* [What to work on]: Read the lines below. Copy out any that hold the string "Rebuild".

* [Record excerpts]:
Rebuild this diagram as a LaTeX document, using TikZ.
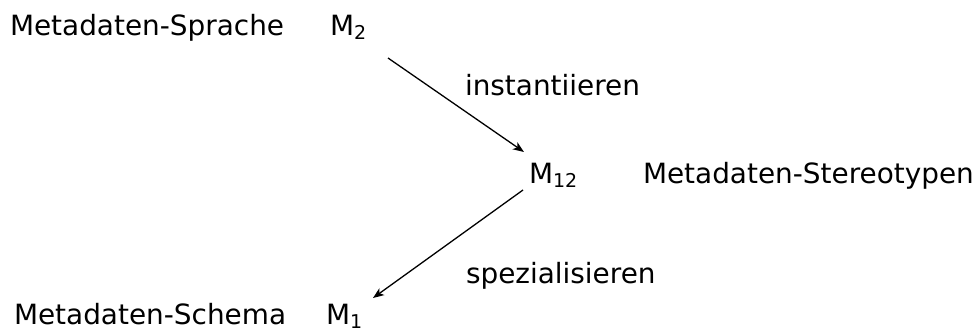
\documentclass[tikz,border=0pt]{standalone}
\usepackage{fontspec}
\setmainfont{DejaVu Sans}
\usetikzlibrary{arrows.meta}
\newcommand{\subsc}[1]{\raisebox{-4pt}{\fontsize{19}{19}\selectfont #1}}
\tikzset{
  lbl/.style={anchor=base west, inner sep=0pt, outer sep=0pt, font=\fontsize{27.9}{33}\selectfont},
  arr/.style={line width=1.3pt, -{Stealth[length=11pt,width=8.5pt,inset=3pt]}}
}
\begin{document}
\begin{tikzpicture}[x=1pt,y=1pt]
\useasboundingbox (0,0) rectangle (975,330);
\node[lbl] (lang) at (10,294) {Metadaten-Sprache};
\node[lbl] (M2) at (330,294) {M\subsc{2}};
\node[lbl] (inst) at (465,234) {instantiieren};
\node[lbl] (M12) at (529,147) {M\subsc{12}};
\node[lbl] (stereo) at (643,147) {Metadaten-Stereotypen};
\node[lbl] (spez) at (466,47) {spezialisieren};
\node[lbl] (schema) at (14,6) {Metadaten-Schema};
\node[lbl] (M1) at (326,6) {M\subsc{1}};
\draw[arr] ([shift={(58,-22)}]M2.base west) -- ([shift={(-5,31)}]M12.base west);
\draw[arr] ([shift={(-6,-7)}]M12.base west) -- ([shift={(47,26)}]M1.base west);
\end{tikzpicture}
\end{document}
---
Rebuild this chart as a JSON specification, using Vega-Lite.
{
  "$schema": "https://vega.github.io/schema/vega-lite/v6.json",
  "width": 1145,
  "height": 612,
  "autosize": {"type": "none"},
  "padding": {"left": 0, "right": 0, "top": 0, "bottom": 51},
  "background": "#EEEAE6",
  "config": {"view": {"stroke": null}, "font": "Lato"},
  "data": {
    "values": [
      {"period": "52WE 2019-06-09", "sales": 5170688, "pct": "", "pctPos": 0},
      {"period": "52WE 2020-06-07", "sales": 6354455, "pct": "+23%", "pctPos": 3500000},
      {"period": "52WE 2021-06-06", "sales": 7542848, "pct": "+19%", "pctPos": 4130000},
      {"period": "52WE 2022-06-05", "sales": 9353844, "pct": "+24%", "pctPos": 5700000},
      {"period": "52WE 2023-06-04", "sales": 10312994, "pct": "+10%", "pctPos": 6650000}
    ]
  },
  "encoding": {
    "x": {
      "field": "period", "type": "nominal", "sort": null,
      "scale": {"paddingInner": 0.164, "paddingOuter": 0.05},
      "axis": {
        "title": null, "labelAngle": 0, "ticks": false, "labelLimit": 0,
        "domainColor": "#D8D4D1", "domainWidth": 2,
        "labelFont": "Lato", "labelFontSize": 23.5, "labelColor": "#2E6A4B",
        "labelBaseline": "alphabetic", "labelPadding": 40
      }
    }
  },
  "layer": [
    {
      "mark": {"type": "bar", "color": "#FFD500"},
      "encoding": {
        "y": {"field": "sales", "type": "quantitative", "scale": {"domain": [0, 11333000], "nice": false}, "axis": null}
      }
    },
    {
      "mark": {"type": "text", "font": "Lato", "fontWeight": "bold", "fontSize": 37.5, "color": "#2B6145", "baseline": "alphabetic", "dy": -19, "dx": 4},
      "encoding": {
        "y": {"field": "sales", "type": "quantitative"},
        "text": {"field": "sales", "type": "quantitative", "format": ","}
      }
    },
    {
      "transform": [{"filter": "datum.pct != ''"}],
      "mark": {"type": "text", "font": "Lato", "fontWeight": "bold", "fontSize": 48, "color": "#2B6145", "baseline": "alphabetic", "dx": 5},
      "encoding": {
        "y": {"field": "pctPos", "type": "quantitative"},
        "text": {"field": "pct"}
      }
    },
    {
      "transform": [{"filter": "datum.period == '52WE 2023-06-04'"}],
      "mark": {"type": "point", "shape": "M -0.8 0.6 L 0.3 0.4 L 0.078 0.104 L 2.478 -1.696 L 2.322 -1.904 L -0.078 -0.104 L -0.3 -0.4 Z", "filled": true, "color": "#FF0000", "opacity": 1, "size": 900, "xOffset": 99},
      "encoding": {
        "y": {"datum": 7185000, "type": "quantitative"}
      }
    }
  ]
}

* [Solution to this exercise]:
Rebuild this diagram as a LaTeX document, using TikZ.
Rebuild this chart as a JSON specification, using Vega-Lite.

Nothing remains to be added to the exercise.